The review was prepared by gathering various reports and comments from Member States, European Chemicals Agency (ECHA) and European citizens. The review reflects the current status of REACH activities, conclusion and suggested improvement actions. As a next step, the EC will follow up with Member States and stakeholders at a public conference in June 2018. Here are the highlights of the review.
With the implementation of REACH, the Registration helps to collect more than 17000 substances manufactured and used in the EU. This gives a better understanding and control of chemicals.
REACH Authorisation drives the success to the substitution of the substance of very high concerns (SVHCs). So far 181 SVHCs are identified on the Candidate List and more importantly, most of the substances with confirmed SVHC properties have now been assessed. The SVHC roadmap helped not just to identify the SVHC substances but it also assisted to identify the needs for restrictions or other necessary regulatory actions.
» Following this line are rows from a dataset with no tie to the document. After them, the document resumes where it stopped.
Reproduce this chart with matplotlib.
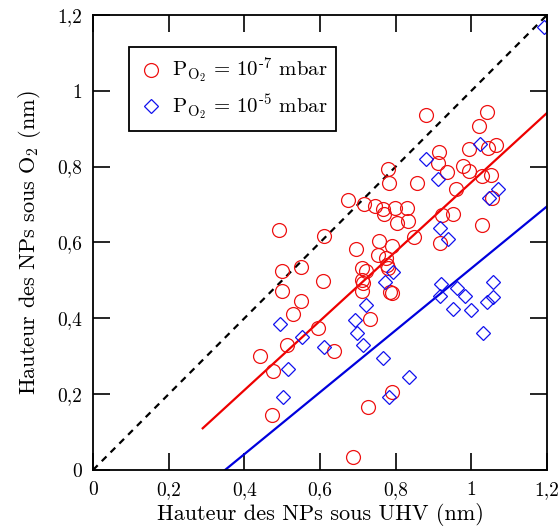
import numpy as np
import matplotlib
matplotlib.use('Agg')
import matplotlib.pyplot as plt

plt.rcParams['font.family'] = 'serif'
plt.rcParams['font.serif'] = ['cmr10']
plt.rcParams['mathtext.fontset'] = 'cm'
plt.rcParams['axes.formatter.use_mathtext'] = True

# P_O2 = 1e-7 mbar (red circles)
uhv_7 = [0.880, 1.041, 1.020, 1.065, 0.994, 1.044, 0.915, 0.780, 0.912, 0.978,
         0.936, 0.994, 1.028, 1.052, 0.782, 0.856, 0.960, 0.674, 0.716, 0.745,
         0.767, 0.769, 0.798, 0.830, 0.804, 0.833, 1.055, 0.923, 0.952, 1.028,
         0.849, 0.756, 0.790, 0.695, 0.917, 0.753, 0.774, 0.777, 0.780, 0.711,
         0.722, 0.711, 0.714, 0.711, 0.785, 0.790, 0.608, 0.611, 0.732, 0.492,
         0.499, 0.550, 0.499, 0.550, 0.529, 0.595, 0.512, 0.441, 0.476, 0.637,
         0.473, 0.727, 0.790, 0.687]
o2_7 = [0.937, 0.945, 0.908, 0.858, 0.847, 0.850, 0.839, 0.794, 0.810, 0.802,
        0.786, 0.789, 0.776, 0.778, 0.757, 0.757, 0.741, 0.712, 0.702, 0.697,
        0.689, 0.675, 0.691, 0.691, 0.652, 0.657, 0.718, 0.673, 0.675, 0.646,
        0.615, 0.604, 0.591, 0.583, 0.599, 0.567, 0.559, 0.541, 0.533, 0.533,
        0.525, 0.501, 0.493, 0.472, 0.470, 0.467, 0.499, 0.617, 0.398, 0.633,
        0.525, 0.535, 0.472, 0.446, 0.412, 0.375, 0.330, 0.301, 0.261, 0.314,
        0.145, 0.166, 0.206, 0.034]

# P_O2 = 1e-5 mbar (blue diamonds)
uhv_5 = [1.192, 0.880, 1.023, 0.912, 1.047, 1.070, 0.917, 0.938, 0.920, 0.917,
         0.962, 0.983, 0.952, 0.999, 1.057, 1.057, 1.041, 1.031, 0.793, 0.772,
         0.722, 0.693, 0.698, 0.714, 0.611, 0.553, 0.494, 0.515, 0.502, 0.767,
         0.835, 0.782]
o2_5 = [1.169, 0.820, 0.860, 0.768, 0.718, 0.741, 0.638, 0.609, 0.490, 0.459,
        0.480, 0.459, 0.425, 0.422, 0.496, 0.456, 0.443, 0.361, 0.522, 0.496,
        0.435, 0.396, 0.361, 0.330, 0.325, 0.351, 0.385, 0.267, 0.193, 0.295,
        0.245, 0.193]

# linear fits: slope, intercept, x range
fit_7 = (0.914, -0.155, 0.29, 1.2)
fit_5 = (0.817, -0.285, 0.349, 1.2)

ticks = [0, 0.2, 0.4, 0.6, 0.8, 1.0, 1.2]
tick_labels = ['0', '0,2', '0,4', '0,6', '0,8', '1', '1,2']

fig = plt.figure(figsize=(5.6, 5.32), dpi=100)
ax = fig.add_axes([0.166, 0.1165, 0.811, 0.8555])

ax.plot([0, 1.2], [0, 1.2], color='black', lw=1.6, ls=(0, (3, 2.6)))
for (a, b, x0, x1), c in [(fit_7, '#ee0000'), (fit_5, '#0000dd')]:
    xs = np.array([x0, x1])
    ax.plot(xs, a * xs + b, color=c, lw=1.6)

ax.plot(uhv_7, o2_7, ls='none', marker='o', ms=10, mfc='none', mec='#ee1111',
        mew=0.9, label=r'$\mathrm{P}_{\mathrm{O}_2}$ = 10$^{\text{-7}}$ mbar')
ax.plot(uhv_5, o2_5, ls='none', marker='D', ms=6.8, mfc='none', mec='#1111ee',
        mew=0.9, label=r'$\mathrm{P}_{\mathrm{O}_2}$ = 10$^{\text{-5}}$ mbar')

ax.set_xlim(0, 1.2)
ax.set_ylim(0, 1.2)
ax.set_xticks(ticks)
ax.set_xticklabels(tick_labels)
ax.set_yticks(ticks)
ax.set_yticklabels(tick_labels)
ax.tick_params(direction='in', length=12, width=1.2, top=True, right=True,
               labelsize=14, pad=8)
for s in ax.spines.values():
    s.set_linewidth(1.3)

ax.set_xlabel('Hauteur des NPs sous UHV (nm)', fontsize=16, labelpad=3)
ax.set_ylabel(r'Hauteur des NPs sous O$_2$ (nm)', fontsize=16, labelpad=10)

leg = ax.legend(loc='upper left', bbox_to_anchor=(0.079, 0.93), borderaxespad=0,
                fontsize=15, fancybox=False, framealpha=1, edgecolor='black',
                handletextpad=0.4, handlelength=1.2, borderpad=0.45,
                labelspacing=0.3)
leg.get_frame().set_linewidth(1.3)

plt.savefig('out.png', dpi=100)
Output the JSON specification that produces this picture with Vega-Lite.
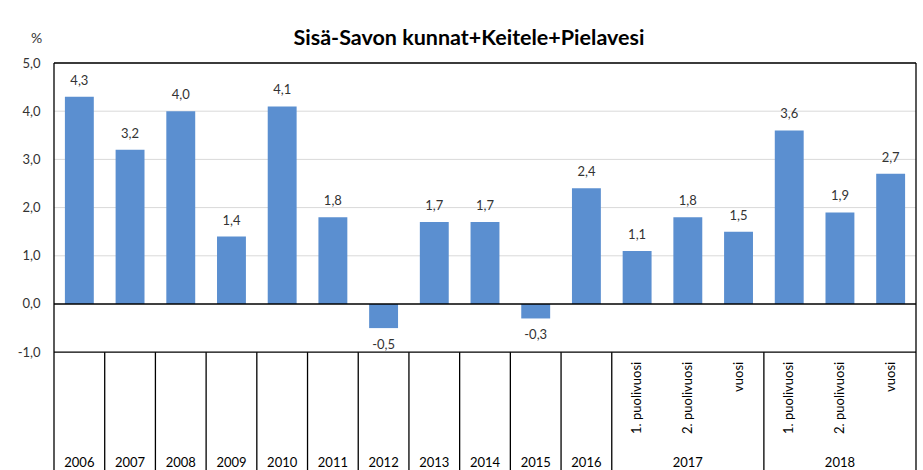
{
  "$schema": "https://vega.github.io/schema/vega-lite/v6.json",
  "width": 862,
  "height": 407,
  "autosize": {"type": "none"},
  "padding": {"left": 54, "top": 63, "right": 7, "bottom": 0},
  "background": "white",
  "config": {
    "view": {"stroke": null},
    "font": "Lato",
    "locale": {"number": {"decimal": ",", "thousands": " ", "grouping": [3], "currency": ["", " €"], "minus": "-"}}
  },
  "title": {"text": "Sisä-Savon kunnat+Keitele+Pielavesi", "font": "Lato", "fontSize": 21.5, "fontWeight": "bold", "color": "black", "anchor": "middle", "offset": 16, "dy": 34, "dx": -16},
  "datasets": {
    "bars": [
      {"key": "c01", "year": "2006", "sub": "", "v": 4.3},
      {"key": "c02", "year": "2007", "sub": "", "v": 3.2},
      {"key": "c03", "year": "2008", "sub": "", "v": 4.0},
      {"key": "c04", "year": "2009", "sub": "", "v": 1.4},
      {"key": "c05", "year": "2010", "sub": "", "v": 4.1},
      {"key": "c06", "year": "2011", "sub": "", "v": 1.8},
      {"key": "c07", "year": "2012", "sub": "", "v": -0.5},
      {"key": "c08", "year": "2013", "sub": "", "v": 1.7},
      {"key": "c09", "year": "2014", "sub": "", "v": 1.7},
      {"key": "c10", "year": "2015", "sub": "", "v": -0.3},
      {"key": "c11", "year": "2016", "sub": "", "v": 2.4},
      {"key": "c12", "year": "2017", "sub": "1. puolivuosi", "v": 1.1},
      {"key": "c13", "year": "2017", "sub": "2. puolivuosi", "v": 1.8},
      {"key": "c14", "year": "2017", "sub": "vuosi", "v": 1.5},
      {"key": "c15", "year": "2018", "sub": "1. puolivuosi", "v": 3.6},
      {"key": "c16", "year": "2018", "sub": "2. puolivuosi", "v": 1.9},
      {"key": "c17", "year": "2018", "sub": "vuosi", "v": 2.7}
    ],
    "years": [
      {"key": "c01", "label": "2006"}, {"key": "c02", "label": "2007"}, {"key": "c03", "label": "2008"},
      {"key": "c04", "label": "2009"}, {"key": "c05", "label": "2010"}, {"key": "c06", "label": "2011"},
      {"key": "c07", "label": "2012"}, {"key": "c08", "label": "2013"}, {"key": "c09", "label": "2014"},
      {"key": "c10", "label": "2015"}, {"key": "c11", "label": "2016"}, {"key": "c13", "label": "2017"},
      {"key": "c16", "label": "2018"}
    ],
    "grid": [{"y": 1}, {"y": 2}, {"y": 3}, {"y": 4}, {"y": 5}],
    "blackh": [{"y": 5}, {"y": 0}, {"y": -1}],
    "vstart": [
      {"key": "c01", "top": 5}, {"key": "c02", "top": -1}, {"key": "c03", "top": -1}, {"key": "c04", "top": -1},
      {"key": "c05", "top": -1}, {"key": "c06", "top": -1}, {"key": "c07", "top": -1}, {"key": "c08", "top": -1},
      {"key": "c09", "top": -1}, {"key": "c10", "top": -1}, {"key": "c11", "top": -1}, {"key": "c12", "top": -1},
      {"key": "c15", "top": -1}
    ],
    "vend": [{"key": "c17", "top": 5}]
  },
  "encoding": {
    "x": {
      "field": "key", "type": "nominal", "axis": null,
      "scale": {"domain": ["c01","c02","c03","c04","c05","c06","c07","c08","c09","c10","c11","c12","c13","c14","c15","c16","c17"], "paddingInner": 0, "paddingOuter": 0}
    }
  },
  "layer": [
    {
      "data": {"name": "grid"},
      "mark": {"type": "rule", "color": "#d9d9d9", "strokeWidth": 1},
      "encoding": {
        "x": null,
        "y": {
          "field": "y", "type": "quantitative",
          "scale": {"domain": [-3.444, 5], "nice": false, "zero": false},
          "axis": {
            "values": [-1, 0, 1, 2, 3, 4, 5], "format": ".1f", "ticks": false, "domain": false, "grid": false,
            "labelPadding": 14, "labelFontSize": 13, "labelColor": "#333333", "labelFont": "Lato",
            "title": "%", "titleAngle": 0, "titleX": -18, "titleY": -25, "titleAlign": "center", "titleBaseline": "middle",
            "titleFontWeight": "normal", "titleFontSize": 14, "titleColor": "#333333", "titleFont": "Lato"
          }
        }
      }
    },
    {
      "data": {"name": "bars"},
      "mark": {"type": "bar", "color": "#5b8fd0", "width": {"band": 0.57}},
      "encoding": {
        "y": {"field": "v", "type": "quantitative"},
        "y2": {"datum": 0}
      }
    },
    {
      "data": {"name": "blackh"},
      "mark": {"type": "rule", "color": "black", "strokeWidth": 1.3},
      "encoding": {"x": null, "y": {"field": "y", "type": "quantitative"}}
    },
    {
      "data": {"name": "vstart"},
      "mark": {"type": "rule", "color": "black", "strokeWidth": 1.3},
      "encoding": {
        "x": {"field": "key", "type": "nominal", "bandPosition": 0},
        "y": {"field": "top", "type": "quantitative"},
        "y2": {"datum": -3.444}
      }
    },
    {
      "data": {"name": "vend"},
      "mark": {"type": "rule", "color": "black", "strokeWidth": 1.3},
      "encoding": {
        "x": {"field": "key", "type": "nominal", "bandPosition": 1},
        "y": {"field": "top", "type": "quantitative"},
        "y2": {"datum": -3.444}
      }
    },
    {
      "data": {"name": "bars"},
      "transform": [{"filter": "datum.v >= 0"}],
      "mark": {"type": "text", "fontSize": 13, "color": "#333333", "baseline": "middle", "dy": -16},
      "encoding": {
        "y": {"field": "v", "type": "quantitative"},
        "text": {"field": "v", "type": "quantitative", "format": ".1f"}
      }
    },
    {
      "data": {"name": "bars"},
      "transform": [{"filter": "datum.v < 0"}],
      "mark": {"type": "text", "fontSize": 13, "color": "#333333", "baseline": "middle", "dy": 17},
      "encoding": {
        "y": {"field": "v", "type": "quantitative"},
        "text": {"field": "v", "type": "quantitative", "format": ".1f"}
      }
    },
    {
      "data": {"name": "bars"},
      "mark": {"type": "text", "fontSize": 13, "color": "black", "angle": 270, "align": "right", "baseline": "middle"},
      "encoding": {
        "y": {"datum": -1.2},
        "text": {"field": "sub", "type": "nominal"}
      }
    },
    {
      "data": {"name": "years"},
      "mark": {"type": "text", "fontSize": 13, "color": "black", "baseline": "middle"},
      "encoding": {
        "y": {"datum": -3.29},
        "text": {"field": "label", "type": "nominal"}
      }
    }
  ]
}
From 2011 to 2016, the EC adopted 13 restrictions. Eleven (11) of them3 were newly added restrictions. Two (2) existing restrictions were reviewed. Some restrictions can bring benefits to human health and environment e.g. lead in consumer products is an EU-wide ban which reduces the lead exposure of children from long-term poisoning; the nonylphenol ethoxylates restriction was added to the REACH Annex XVII to protect aquatic life.
1) SVHC in articles
Despite the benefits from REACH, a number of follow-up actions are suggested by the review. Focusing on the articles related aspects, the EC would like to enhance the tracking substances of concern in the supply chain. For example, Member States together with other stakeholders are developing an EU-wide phone app4 to identify SVHCs in articles.
2) Restriction procedures
Further improvement of restriction procedures is required. The EC would like to encourage the involvement of Member States in identifying restricted substances and would like to simplify the requirement of submitting restriction dossiers. Hopefully, that can help to speed up the restriction procedure.
3) Enforcement activities
Enhanced communication is required to facilitate the enforcement activities. Via the ECHA Enforcement Forum, Member States can exchange information with each other. In addition, continuous reporting from the Members States are required to evaluate the effectiveness of enforcement. The pilot project of SVHC in articles5 was carried out in 2017 and expected to run until the end of 2018. More inspection results will be released later on.